▶ **EXERCISE DIRECTIONS**
Your task is to copy the listing exactly. Drop any pictures from the copy.

··· DATASET CONTENT

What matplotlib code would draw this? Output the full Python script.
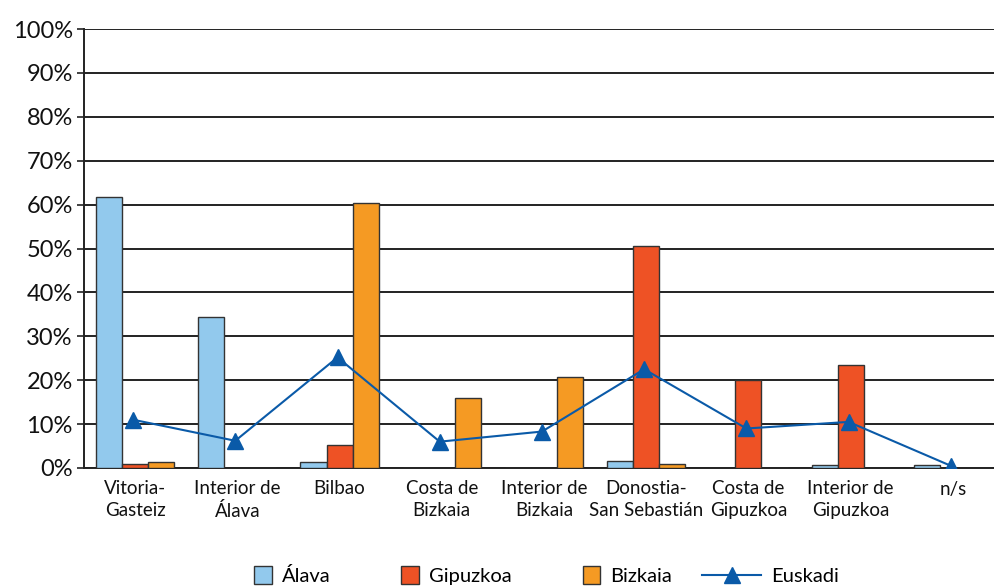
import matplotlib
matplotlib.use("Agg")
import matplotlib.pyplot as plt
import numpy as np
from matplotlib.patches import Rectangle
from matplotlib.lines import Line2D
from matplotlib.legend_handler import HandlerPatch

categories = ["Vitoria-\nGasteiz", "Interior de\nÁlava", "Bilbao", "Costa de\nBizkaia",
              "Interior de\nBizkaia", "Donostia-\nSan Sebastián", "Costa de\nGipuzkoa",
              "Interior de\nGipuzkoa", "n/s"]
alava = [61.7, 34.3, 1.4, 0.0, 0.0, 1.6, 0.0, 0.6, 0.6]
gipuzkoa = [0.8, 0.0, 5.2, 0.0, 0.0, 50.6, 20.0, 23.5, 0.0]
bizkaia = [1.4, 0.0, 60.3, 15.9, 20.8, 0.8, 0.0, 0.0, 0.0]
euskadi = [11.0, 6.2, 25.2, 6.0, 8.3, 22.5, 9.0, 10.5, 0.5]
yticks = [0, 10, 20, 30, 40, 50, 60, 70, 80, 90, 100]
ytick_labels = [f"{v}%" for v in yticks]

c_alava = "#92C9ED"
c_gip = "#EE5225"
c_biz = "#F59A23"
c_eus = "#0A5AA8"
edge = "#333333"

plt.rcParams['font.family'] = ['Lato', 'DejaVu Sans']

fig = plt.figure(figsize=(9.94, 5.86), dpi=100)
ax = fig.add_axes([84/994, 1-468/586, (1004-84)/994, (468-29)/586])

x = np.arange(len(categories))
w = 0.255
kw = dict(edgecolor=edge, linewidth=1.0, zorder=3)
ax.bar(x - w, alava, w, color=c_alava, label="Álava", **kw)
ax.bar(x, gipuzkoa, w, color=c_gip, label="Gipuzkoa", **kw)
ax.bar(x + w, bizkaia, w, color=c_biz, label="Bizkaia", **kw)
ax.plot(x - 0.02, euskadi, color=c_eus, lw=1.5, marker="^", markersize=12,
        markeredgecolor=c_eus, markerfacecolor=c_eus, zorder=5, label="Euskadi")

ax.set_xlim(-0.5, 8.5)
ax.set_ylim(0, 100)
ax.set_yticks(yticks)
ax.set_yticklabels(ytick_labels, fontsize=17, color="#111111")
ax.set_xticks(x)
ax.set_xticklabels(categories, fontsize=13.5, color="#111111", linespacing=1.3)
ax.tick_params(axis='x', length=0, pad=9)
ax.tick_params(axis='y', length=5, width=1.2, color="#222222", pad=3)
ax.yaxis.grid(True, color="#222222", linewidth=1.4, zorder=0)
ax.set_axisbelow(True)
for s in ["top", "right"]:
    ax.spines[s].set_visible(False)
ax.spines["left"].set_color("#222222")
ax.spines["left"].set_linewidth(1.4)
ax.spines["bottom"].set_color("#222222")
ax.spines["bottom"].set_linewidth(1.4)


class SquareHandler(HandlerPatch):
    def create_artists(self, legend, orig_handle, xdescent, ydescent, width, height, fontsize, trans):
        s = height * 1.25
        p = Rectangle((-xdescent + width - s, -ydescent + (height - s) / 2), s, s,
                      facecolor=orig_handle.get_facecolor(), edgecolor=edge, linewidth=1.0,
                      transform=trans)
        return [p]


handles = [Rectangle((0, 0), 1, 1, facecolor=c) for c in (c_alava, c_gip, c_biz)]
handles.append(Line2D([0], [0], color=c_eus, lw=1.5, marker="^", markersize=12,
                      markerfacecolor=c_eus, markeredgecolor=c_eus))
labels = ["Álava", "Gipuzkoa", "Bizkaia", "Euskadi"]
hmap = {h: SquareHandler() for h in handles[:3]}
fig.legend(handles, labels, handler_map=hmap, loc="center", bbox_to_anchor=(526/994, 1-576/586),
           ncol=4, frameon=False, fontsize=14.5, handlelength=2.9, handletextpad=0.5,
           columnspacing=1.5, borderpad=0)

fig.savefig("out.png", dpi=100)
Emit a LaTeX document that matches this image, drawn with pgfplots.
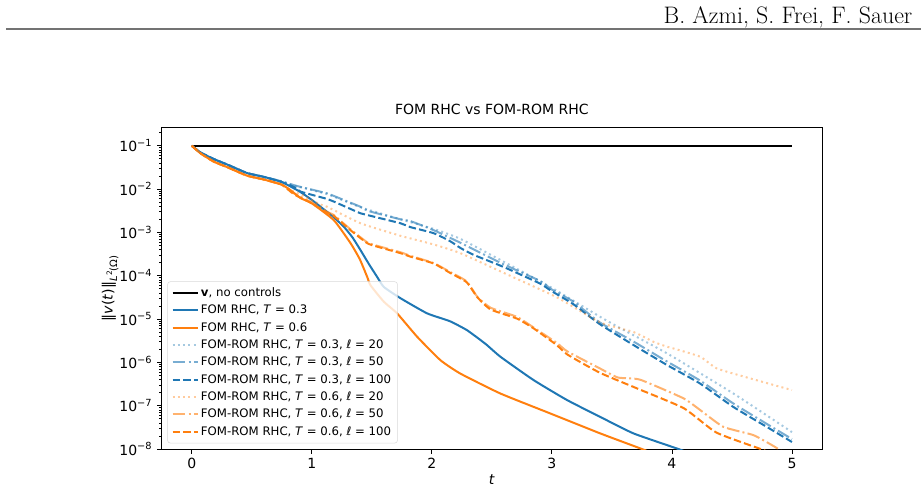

······

▶ **PROBLEM SOLUTION**
What matplotlib code would draw this? Output the full Python script.
import matplotlib
matplotlib.use("Agg")
import matplotlib.pyplot as plt
import numpy as np
from matplotlib.patches import Rectangle
from matplotlib.lines import Line2D
from matplotlib.legend_handler import HandlerPatch

categories = ["Vitoria-\nGasteiz", "Interior de\nÁlava", "Bilbao", "Costa de\nBizkaia",
              "Interior de\nBizkaia", "Donostia-\nSan Sebastián", "Costa de\nGipuzkoa",
              "Interior de\nGipuzkoa", "n/s"]
alava = [61.7, 34.3, 1.4, 0.0, 0.0, 1.6, 0.0, 0.6, 0.6]
gipuzkoa = [0.8, 0.0, 5.2, 0.0, 0.0, 50.6, 20.0, 23.5, 0.0]
bizkaia = [1.4, 0.0, 60.3, 15.9, 20.8, 0.8, 0.0, 0.0, 0.0]
euskadi = [11.0, 6.2, 25.2, 6.0, 8.3, 22.5, 9.0, 10.5, 0.5]
yticks = [0, 10, 20, 30, 40, 50, 60, 70, 80, 90, 100]
ytick_labels = [f"{v}%" for v in yticks]

c_alava = "#92C9ED"
c_gip = "#EE5225"
c_biz = "#F59A23"
c_eus = "#0A5AA8"
edge = "#333333"

plt.rcParams['font.family'] = ['Lato', 'DejaVu Sans']

fig = plt.figure(figsize=(9.94, 5.86), dpi=100)
ax = fig.add_axes([84/994, 1-468/586, (1004-84)/994, (468-29)/586])

x = np.arange(len(categories))
w = 0.255
kw = dict(edgecolor=edge, linewidth=1.0, zorder=3)
ax.bar(x - w, alava, w, color=c_alava, label="Álava", **kw)
ax.bar(x, gipuzkoa, w, color=c_gip, label="Gipuzkoa", **kw)
ax.bar(x + w, bizkaia, w, color=c_biz, label="Bizkaia", **kw)
ax.plot(x - 0.02, euskadi, color=c_eus, lw=1.5, marker="^", markersize=12,
        markeredgecolor=c_eus, markerfacecolor=c_eus, zorder=5, label="Euskadi")

ax.set_xlim(-0.5, 8.5)
ax.set_ylim(0, 100)
ax.set_yticks(yticks)
ax.set_yticklabels(ytick_labels, fontsize=17, color="#111111")
ax.set_xticks(x)
ax.set_xticklabels(categories, fontsize=13.5, color="#111111", linespacing=1.3)
ax.tick_params(axis='x', length=0, pad=9)
ax.tick_params(axis='y', length=5, width=1.2, color="#222222", pad=3)
ax.yaxis.grid(True, color="#222222", linewidth=1.4, zorder=0)
ax.set_axisbelow(True)
for s in ["top", "right"]:
    ax.spines[s].set_visible(False)
ax.spines["left"].set_color("#222222")
ax.spines["left"].set_linewidth(1.4)
ax.spines["bottom"].set_color("#222222")
ax.spines["bottom"].set_linewidth(1.4)


class SquareHandler(HandlerPatch):
    def create_artists(self, legend, orig_handle, xdescent, ydescent, width, height, fontsize, trans):
        s = height * 1.25
        p = Rectangle((-xdescent + width - s, -ydescent + (height - s) / 2), s, s,
                      facecolor=orig_handle.get_facecolor(), edgecolor=edge, linewidth=1.0,
                      transform=trans)
        return [p]


handles = [Rectangle((0, 0), 1, 1, facecolor=c) for c in (c_alava, c_gip, c_biz)]
handles.append(Line2D([0], [0], color=c_eus, lw=1.5, marker="^", markersize=12,
                      markerfacecolor=c_eus, markeredgecolor=c_eus))
labels = ["Álava", "Gipuzkoa", "Bizkaia", "Euskadi"]
hmap = {h: SquareHandler() for h in handles[:3]}
fig.legend(handles, labels, handler_map=hmap, loc="center", bbox_to_anchor=(526/994, 1-576/586),
           ncol=4, frameon=False, fontsize=14.5, handlelength=2.9, handletextpad=0.5,
           columnspacing=1.5, borderpad=0)

fig.savefig("out.png", dpi=100)
Emit a LaTeX document that matches this image, drawn with pgfplots.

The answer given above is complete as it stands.